The painting (122 × 82 centimetres) displays a traditional composition well known in the icons of Eastern Christianity. The Virgin Mary is shown as the "Hodegetria" ("One Who Shows the Way"). In it, the Virgin directs attention away from herself, gesturing with her right hand toward Jesus as the source of salvation. In turn, the child extends his right hand toward the viewer in blessing while holding a book of gospels in his left hand. The icon shows the Madonna in fleur-de-lis robes.


The origins of the icon and the date of its composition are still contested among scholars. One difficulty in dating the icon is due in part to its original image being painted over after being severely damaged by robbers in 1430. The wooden panel backing the painting were broken, and the image slashed. Medieval restorers unfamiliar with the encaustic method found that the paints they applied to the damaged areas "simply sloughed off the image" according to the medieval chronicler Risinius. Their solution was to erase the original image and to repaint it on the original panel. The original features of an Orthodox icon were softened; the nose was made more aquiline.


The icon of Our Lady of Częstochowa has been intimately associated with Poland for the past 600 years. Its history before it arrived in Poland is shrouded in numerous legends that trace the icon's origin to St. Luke, who painted it on a cedar table top from the Holy Family house. The same legend holds that the painting was discovered in Jerusalem in 326 by St. Helena, who brought it back to Constantinople and presented it to her son, Constantine the Great.
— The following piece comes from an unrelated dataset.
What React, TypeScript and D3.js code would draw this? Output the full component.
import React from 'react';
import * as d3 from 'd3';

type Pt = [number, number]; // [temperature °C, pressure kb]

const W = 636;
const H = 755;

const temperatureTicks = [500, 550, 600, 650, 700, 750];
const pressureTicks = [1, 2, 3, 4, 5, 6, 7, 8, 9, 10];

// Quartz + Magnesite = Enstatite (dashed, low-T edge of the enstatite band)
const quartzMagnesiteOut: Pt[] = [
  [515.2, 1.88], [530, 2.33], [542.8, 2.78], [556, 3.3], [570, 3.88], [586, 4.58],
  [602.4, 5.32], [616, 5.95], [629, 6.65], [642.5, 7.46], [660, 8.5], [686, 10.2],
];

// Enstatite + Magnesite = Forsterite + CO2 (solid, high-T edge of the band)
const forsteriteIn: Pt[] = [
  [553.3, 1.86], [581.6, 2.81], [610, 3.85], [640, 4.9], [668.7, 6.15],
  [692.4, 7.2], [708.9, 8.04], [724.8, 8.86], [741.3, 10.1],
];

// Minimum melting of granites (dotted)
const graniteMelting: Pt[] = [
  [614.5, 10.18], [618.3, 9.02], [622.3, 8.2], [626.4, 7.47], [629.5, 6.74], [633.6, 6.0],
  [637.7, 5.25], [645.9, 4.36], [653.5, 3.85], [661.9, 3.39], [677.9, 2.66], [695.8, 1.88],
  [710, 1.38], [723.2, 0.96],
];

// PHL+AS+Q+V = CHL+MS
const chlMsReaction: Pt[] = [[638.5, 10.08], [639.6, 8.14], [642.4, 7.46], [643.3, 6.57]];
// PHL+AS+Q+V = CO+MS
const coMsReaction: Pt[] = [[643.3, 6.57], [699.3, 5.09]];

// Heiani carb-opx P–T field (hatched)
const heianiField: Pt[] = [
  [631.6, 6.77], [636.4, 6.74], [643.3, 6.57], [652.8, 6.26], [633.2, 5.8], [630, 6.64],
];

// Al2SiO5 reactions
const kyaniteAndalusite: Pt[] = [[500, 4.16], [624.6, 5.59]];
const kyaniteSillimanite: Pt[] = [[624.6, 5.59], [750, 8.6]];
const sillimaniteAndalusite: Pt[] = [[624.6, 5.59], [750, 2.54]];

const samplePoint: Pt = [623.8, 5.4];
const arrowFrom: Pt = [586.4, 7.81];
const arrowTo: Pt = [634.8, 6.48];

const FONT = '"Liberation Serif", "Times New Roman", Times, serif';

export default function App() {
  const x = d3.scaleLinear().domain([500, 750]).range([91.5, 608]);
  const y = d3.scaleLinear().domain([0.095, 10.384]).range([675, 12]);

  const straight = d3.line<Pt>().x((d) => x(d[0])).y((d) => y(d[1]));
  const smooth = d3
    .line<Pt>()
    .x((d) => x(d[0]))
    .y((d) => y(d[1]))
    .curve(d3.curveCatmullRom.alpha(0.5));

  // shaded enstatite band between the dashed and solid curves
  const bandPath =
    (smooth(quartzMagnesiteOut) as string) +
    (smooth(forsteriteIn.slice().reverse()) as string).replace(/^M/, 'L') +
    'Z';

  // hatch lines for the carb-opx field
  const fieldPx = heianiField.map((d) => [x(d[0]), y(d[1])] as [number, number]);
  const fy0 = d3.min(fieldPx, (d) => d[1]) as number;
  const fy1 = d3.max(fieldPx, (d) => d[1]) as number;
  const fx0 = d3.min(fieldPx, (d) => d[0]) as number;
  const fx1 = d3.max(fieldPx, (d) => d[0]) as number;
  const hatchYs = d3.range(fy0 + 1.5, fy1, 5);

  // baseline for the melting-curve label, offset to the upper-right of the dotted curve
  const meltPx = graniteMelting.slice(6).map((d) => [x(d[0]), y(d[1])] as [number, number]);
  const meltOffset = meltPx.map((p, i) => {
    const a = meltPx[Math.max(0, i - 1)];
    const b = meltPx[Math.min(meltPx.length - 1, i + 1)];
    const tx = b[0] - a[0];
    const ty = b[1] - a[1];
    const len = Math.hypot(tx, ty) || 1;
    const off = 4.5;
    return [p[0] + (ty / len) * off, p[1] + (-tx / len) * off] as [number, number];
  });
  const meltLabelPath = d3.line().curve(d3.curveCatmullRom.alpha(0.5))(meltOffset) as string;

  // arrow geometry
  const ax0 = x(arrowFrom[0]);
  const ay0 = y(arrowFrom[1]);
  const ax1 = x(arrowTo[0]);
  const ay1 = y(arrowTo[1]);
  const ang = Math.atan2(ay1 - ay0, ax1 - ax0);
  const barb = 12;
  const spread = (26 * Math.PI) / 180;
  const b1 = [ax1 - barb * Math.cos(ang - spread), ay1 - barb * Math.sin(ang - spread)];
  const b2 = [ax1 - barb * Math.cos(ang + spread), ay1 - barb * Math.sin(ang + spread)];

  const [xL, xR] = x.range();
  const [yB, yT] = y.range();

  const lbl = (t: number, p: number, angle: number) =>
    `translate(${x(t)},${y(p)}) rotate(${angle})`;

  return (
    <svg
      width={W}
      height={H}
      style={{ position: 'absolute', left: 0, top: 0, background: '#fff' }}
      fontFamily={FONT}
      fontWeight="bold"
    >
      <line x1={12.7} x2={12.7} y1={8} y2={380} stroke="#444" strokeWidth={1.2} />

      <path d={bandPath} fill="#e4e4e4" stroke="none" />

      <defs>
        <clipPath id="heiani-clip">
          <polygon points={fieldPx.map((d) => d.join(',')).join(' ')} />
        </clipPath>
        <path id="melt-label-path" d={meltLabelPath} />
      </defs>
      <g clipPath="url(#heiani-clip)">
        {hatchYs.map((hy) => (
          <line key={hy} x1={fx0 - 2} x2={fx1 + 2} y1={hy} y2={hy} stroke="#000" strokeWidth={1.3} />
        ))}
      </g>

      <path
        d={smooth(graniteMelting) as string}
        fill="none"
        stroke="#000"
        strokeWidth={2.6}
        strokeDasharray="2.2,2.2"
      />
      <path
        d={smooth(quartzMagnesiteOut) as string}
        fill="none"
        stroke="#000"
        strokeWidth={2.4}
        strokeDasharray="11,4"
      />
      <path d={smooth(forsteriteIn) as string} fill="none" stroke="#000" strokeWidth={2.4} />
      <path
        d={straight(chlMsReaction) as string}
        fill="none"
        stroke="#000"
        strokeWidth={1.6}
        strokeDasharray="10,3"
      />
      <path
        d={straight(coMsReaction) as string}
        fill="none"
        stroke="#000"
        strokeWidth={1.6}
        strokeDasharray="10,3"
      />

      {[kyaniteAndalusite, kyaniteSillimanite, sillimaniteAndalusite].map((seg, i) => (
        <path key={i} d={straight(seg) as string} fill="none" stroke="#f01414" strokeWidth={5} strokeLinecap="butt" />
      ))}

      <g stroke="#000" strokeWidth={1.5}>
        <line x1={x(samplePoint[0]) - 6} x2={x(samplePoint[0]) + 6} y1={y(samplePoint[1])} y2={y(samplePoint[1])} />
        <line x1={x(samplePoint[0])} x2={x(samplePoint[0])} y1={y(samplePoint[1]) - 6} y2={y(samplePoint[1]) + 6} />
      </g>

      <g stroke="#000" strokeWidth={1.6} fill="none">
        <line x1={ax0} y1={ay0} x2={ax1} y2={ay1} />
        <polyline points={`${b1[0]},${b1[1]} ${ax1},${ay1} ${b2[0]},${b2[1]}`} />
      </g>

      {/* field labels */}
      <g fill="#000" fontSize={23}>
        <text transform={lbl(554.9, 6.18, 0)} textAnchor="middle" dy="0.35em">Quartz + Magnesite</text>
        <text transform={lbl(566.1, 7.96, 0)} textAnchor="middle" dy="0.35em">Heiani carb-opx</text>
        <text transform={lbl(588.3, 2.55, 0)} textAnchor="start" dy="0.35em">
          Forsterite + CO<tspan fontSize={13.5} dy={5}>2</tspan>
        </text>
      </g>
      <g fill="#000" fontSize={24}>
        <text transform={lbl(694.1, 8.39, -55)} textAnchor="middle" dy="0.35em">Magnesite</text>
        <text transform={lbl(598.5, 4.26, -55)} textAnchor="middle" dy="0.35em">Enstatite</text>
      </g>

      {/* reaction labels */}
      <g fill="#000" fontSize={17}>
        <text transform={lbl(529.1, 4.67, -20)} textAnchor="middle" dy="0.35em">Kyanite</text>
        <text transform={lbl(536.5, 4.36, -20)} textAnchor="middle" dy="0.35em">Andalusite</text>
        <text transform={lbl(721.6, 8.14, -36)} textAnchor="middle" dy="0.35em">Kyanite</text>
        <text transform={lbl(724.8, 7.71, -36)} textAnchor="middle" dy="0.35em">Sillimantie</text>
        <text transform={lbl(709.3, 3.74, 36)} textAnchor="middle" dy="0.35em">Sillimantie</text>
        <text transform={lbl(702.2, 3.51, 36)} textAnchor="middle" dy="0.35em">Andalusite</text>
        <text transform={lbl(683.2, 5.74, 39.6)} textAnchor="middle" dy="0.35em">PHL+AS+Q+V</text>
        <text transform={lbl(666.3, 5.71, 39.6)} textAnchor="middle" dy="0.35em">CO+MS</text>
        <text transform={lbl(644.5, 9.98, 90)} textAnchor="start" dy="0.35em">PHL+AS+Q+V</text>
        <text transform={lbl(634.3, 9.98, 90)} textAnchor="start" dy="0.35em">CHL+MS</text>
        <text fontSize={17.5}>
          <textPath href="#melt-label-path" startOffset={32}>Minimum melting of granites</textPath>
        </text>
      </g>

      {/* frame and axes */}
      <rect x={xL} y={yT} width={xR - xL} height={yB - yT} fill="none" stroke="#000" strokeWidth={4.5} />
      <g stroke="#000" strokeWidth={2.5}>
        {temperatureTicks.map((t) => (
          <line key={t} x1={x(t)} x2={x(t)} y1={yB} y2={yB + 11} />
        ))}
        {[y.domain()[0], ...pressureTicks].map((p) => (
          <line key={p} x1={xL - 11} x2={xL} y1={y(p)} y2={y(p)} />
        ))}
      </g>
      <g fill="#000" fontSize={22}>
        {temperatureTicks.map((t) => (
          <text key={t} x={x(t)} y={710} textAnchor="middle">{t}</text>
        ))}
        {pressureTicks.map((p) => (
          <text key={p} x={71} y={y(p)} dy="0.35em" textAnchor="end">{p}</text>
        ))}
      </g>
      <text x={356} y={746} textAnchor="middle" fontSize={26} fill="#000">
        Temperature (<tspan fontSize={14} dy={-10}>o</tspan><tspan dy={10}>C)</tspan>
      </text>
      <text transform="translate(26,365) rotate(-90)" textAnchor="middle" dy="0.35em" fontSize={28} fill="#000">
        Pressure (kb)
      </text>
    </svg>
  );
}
The oldest documents from Jasna Góra state that the picture travelled from Constantinople via Belz. Eventually, it came into the possession of Władysław Opolczyk, Duke of Opole, and adviser to Louis of Anjou, King of Poland and Hungary. Ukrainian sources state that earlier in its history, it was brought to Belz with much ceremony and honours by King Lev I of Galicia and later taken by Władysław from the Castle of Belz when the town was incorporated into the Polish kingdom. A famous story tells that in late August 1384, Ladislaus was passing Częstochowa with the picture when his horses refused to go on. He was advised in a dream to leave the icon at Jasna Góra.


Art historians say that the original painting was a Byzantine icon created around the sixth or ninth century. They agree that Prince Władysław brought it to the monastery in the 14th century.


In August 1382, the hilltop parish church was transferred to the Paulites, a hermitic order from Hungary. The golden fleur-de-lis painted on the Virgin's blue veil parallel the heraldic azure, semée de lis, or of the French royal coat of arms and the most likely explanation for their presence is that the icon had been present in Hungary during the reign of either Charles I of Hungary and/or Louis the Great, the Hungarian kings of the Anjou dynasty. They probably had the fleur-de-lis of their family's coat of arms painted on the icon. This would suggest that the image was probably originally brought to Jasna Góra by the Pauline monks from their founding monastery in Hungary.